The choir assembled when Hell stormed the Lord’s Day on December 7th, 1941.  It reconvenes every annual remembrance of that first gathering.  Every year the choir grows.  Those who join these days are gray, bent, proud and too frequently forgotten.  But their voices, when mingled with those more ancient, reach the stars.  We raise our glasses to the ones who didn’t make it through on this day, and they silently return our toast.  Silently, that is, but for the echoes of an anthem of the Greatest Generation.

From the tables down at Mory’s, to the place where Louie dwells,
To the dear old Temple bar we love so well.

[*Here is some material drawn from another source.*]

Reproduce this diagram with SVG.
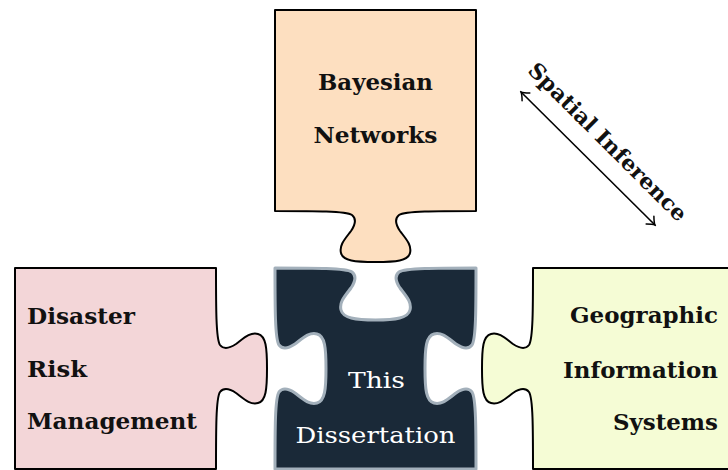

I hear it on this day, that strange echoing Kipling parody that Dad would break into three Cuba Libres after sunset.  The song had the same resonance as his war stories, his matter of fact admission that caves were sealed on his orders, trapping Japanese combatants in a grave of dwindling oxygen.  Dad said he never pointed a weapon and killed during the war.  He merely gave orders and men died.  The only weapon he brought home was a sword taken from the battlefield that hangs in our library.  He never brought firearms home.  My Dad, who hunted with weapons for sustenance in his childhood and carried weapons in the Pacific Theater, would not have them in the house.

Sang the whiffenpoofs assembled with their glasses raised on high
And the magic of their singing casts its spell.